To create the remote table, the Execution Engine does the following:
It creates a table in the underlying database of a JDBC data source.
It executes the VQL query.
It inserts the result of this query into the table of the database created in step #1. If in the data source, the use of the bulk load API is enabled, the execution engine uses the bulk data load API of the database to insert the results.
It creates a base view over the table created in step #1.
Privileges Required
To do this, you need these privileges:
“Connect” over the database of the JDBC data source.
“Execute” over the JDBC data source.
“Connect” and “Create view” over the Virtual DataPort database in which the base view will be created.
“Create folder” over the database where the base view will be created, if the procedure has to create the base view on a folder and the folder does not exist.
“Execute” over the views referenced in the query.
The user account set in the JDBC data source has to be able to create tables in the underlying database.
Requirements
To use this feature, make sure Data Movement is enabled. To check this, open the dialog Server Configuration - Queries Optimization.
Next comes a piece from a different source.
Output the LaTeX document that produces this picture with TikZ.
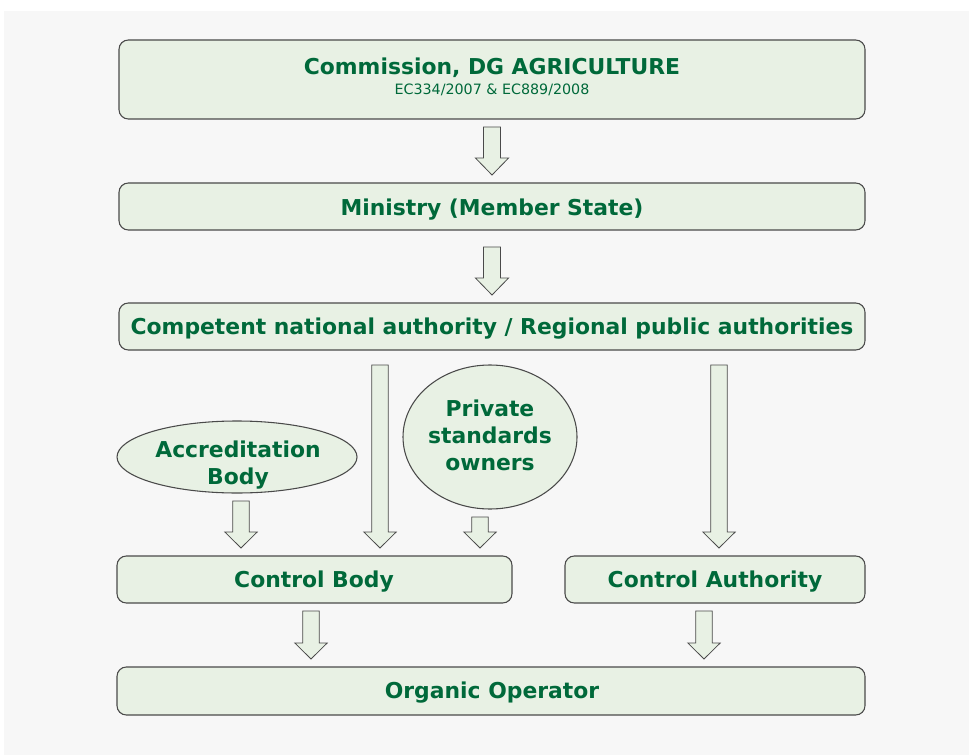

Otherwise, the creation of remote tables will fail.
Create remote table using case-sensitive identifiers and Unicode characters
By default, the remote table names and columns can only contain the characters a
to z
, numbers and underscore _
, and will be created using the default case of the data source.
To create case-sensitive identifiers or table and columns names that contain characters different than the ones listed before, execute this command:
SET 'com.denodo.vdb.util.tablemanagement.escapeDDLIdentifiersEnabled' = 'true';
The change to this property is applied immediately; you do not need to restart.
To restore the default behavior, execute this:
SET 'com.denodo.vdb.util.tablemanagement.escapeDDLIdentifiersEnabled' = 'false';
To obtain the current value of this property, execute this:
SELECT property_value FROM get_parameter() WHERE input_property_name = 'com.denodo.vdb.util.tablemanagement.escapeDDLIdentifiersEnabled';
To create base views or column names using Unicode characters, configure the Virtual DataPort server in Unicode mode. See Identifiers Charset.
Limitations
If the table name includes special Unicode characters such as those with accents, diacritical marks, or characters from other alphabets like Cyrillic, Chinese, Japanese, etc., bulk data load may not function properly in data sources that rely on external executables for data loading. In this case, Denodo will create the remote table, but the bulk data load will fail, and no data will be inserted. The errors that occur when this problem happens are displayed below:
Oracle:
Error executing sqlldr command.
SQL Server:
Error executing bcp command.
Many data sources that rely on Hadoop, such as Hive, Impala, PrestoDB, PrestoSQL, Spark, and Databricks, have a limited range of characters that can be used as identifiers. Only lowercase letters from a
to z
, numbers, and underscores _
are supported. Enabling the property 'com.denodo.vdb.util.tablemanagement.escapeDDLIdentifiersEnabled'
will not apply to these data sources. If you try to create a remote table with a name that contains other characters, the creation of the remote table will fail in theses data sources. The errors that occur when this problem happens is displayed below:
Invalid table name. The identifier '<identifier>' contains unsupported characters for Spark SQL 2.x
Note
If a remote table is created on the Embedded MPP, it is recommended to execute the COMPUTE_SOURCE_TABLE_STATS stored procedure against it.
Editing Remote Tables¶
To edit a remote table, open the base view associated with the remote table and then, click Edit Remote.
After doing the necessary changes, click Create. The Execution Engine will do the following:
Drop the current table from the underlying database. All the data in this table will be lost.
Create a table in the underlying database of the JDBC data source.
Execute the query in Virtual DataPort.
Insert the result of this query into the table of the database created in step #2.
Replaces the existing base view with a new one, with the schema of the table created in step #2. If the base view had dependent elements, the changes in the schema will not be propagated.
If you want to modify a remote table programmatically, use the stored procedure CREATE_REMOTE_TABLE.
Refresh Data¶
There are two ways of refreshing the data of a remote table:
Executing the command REFRESH.
Graphically, using Design Studio: open the base view associated with the remote table and click Refresh Data.
In both cases the Execution Engine does the following:
Truncate the current table from the underlying database. That is, remove all the data from the table. If the remote table does not exist, then the Virtual DataPort server will create it.
Execute the query associated with this remote table.
Insert the result of this query into the table of the database created in step #1.
You can also insert new data either using the INSERT command or scheduling a periodical refresh using the Denodo Scheduler Module. In this case, and depending on your scenario, you can perform incremental inserts and update the data that changed during a time interval. Visit sections INSERT Statement and VDPDataLoad Extraction Section for information on these operations.
Dropping Remote Tables¶
When you drop a remote table using Design Studio, you delete the base view associated to it and optionally, you can choose to delete the table from the underlying database. This is different from removing a regular base view because with regular base views, the underlying database is not modified.
To remove remote tables programmatically, use the stored procedure DROP_REMOTE_TABLE.
Customizing the Table Creation Template¶
To create the table containing the data from the query defined, Denodo uses a built-in SQL CREATE TABLE statement that should be sufficient for most scenarios. For these uncommon situations in which the default statement is not enough, Denodo allows to customize the commands used to create the tables. The overall process is described in section Table Creation Templates Management. In contrast to the cache configuration, to define a custom template for remote tables or summaries it is necessary to specify which of the variables entered in the template are columns and which ones are environment-specific variables. Make sure that the ones that are columns match the variables entered in the VQL query.